The 809 panel has now compiled three volumes of insightful recommendations designed to improve the acquisition process and outcomes at DOD. And it's important not to overstate the implications of the recommendation to do away with Clinger-Cohen.

At the heart of the panel's recommendation is the correct assertion that paper-based compliance processes, like the Clinger-Cohen compliance checklist, especially if done apart from DOD's very robust acquisition process, will not necessarily improve the agility, speed and effectiveness of IT acquisitions. The report also correctly notes that the world is a different place than it was in 1996, and numerous additional IT statutes, to include eGov, FISMA, FITARA and the Modernizing Government Technology Act have all been enacted since.

Even though some of these subsequent statutes have limited applicability to DOD, between legislative and executive branch guidance, to include the FY 2018 NDAA provision restoring the DOD CIO to a Senate-confirmed political appointment, DOD has the requisite authority for an empowered and highly effective CIO.

That said, the debate about the future of the CIO role is an important subject to consider. And, as I have written about previously in this space, some federal organizations have seen shifts in the center of gravity for innovative new IT efforts with the addition of multiple new "chiefs," to include chief technology officers, chief data officers, chief information security officers, innovation officers and so on.

It's often easier to create new jobs when circumstances change than to modify or correct the role of an existing position, in this case the CIO.

And yet, as I noted last year, while some federal agencies are shifting responsibilities away from their CIO, the role of the CIO in industry has been increasing in influence by being the focal point for leading change; driving the adoption of digital solutions and new technologies, focusing on corporate strategy and being deeply engaged in improving business operations.

Given all these things, it's a good time to look inside your organization and see whether the role of CIO is focused on leveraging technology to deliver effective mission results, or has it drifted away from this focus in favor of compliance, certifications and checking of work done by others.

As the world continues to change, one fact remains true, a senior leader empowered to drive the adoption of new technologies to improve agency results remains crucially important. So rather than debate the continued applicability of a good piece of legislation written in the last millennium, we should instead focus on the following:

  • Does your organization have a designated executive empowered to drive the adoption of new technology to help improve the mission of your agency and deliver business results?
  • Does your information technology leader not just have a seat at the table, but a voice at the leadership table to help drive IT modernization, new technology adoption and business process optimization?
  • Is your organization focused on moving away from legacy IT solutions and instead, having a definitive preference for new technology solutions and leading practices that are changing the way we live, work and play?
  • And, are you using innovative acquisition approaches that allow your agency to stay ahead of the pace of technology change and embrace agile/modular approaches that proactively engage the customer?

The good news is that despite how you may have answered these questions, current acquisition regulations and IT legislation give you ample opportunity to move to "yes." And, with the successful adoption of the many good ideas presented by the 809 panel, there are even brighter days ahead for DOD.

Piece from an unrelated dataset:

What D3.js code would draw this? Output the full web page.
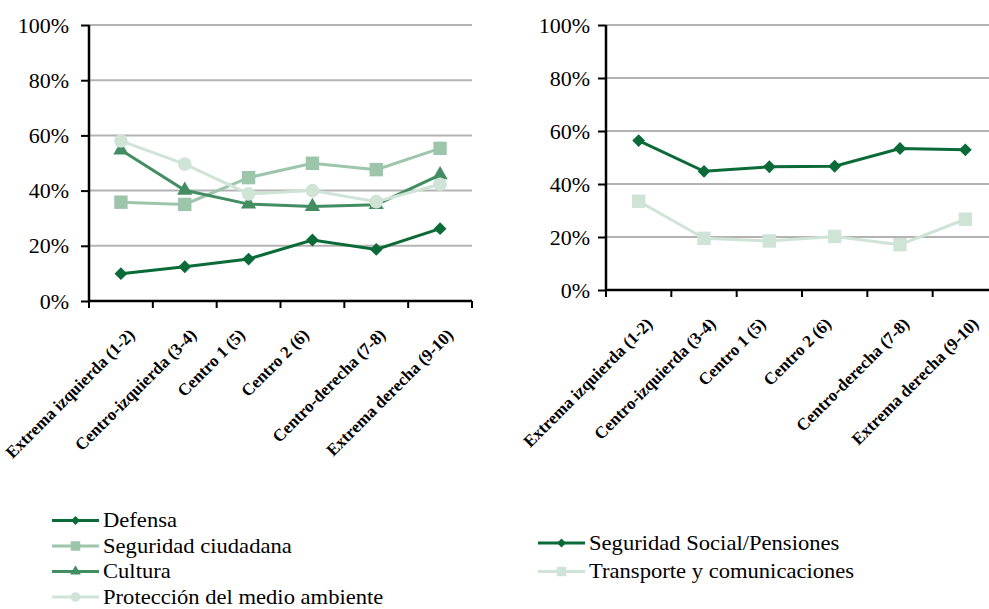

With more than 20 years passed since Clinger-Cohen, it's a good time for Congress to also consider a re-look at the breadth of IT legislation that currently exists, with an eye to consolidated and updated language that reflects the reality of the technology marketplace today, deconflicts past guidance and empowers a senior information leader, at both DOD and civilian agencies, to take full advantage of the opportunities new technologies present to improve national security and the delivery of services to our citizens.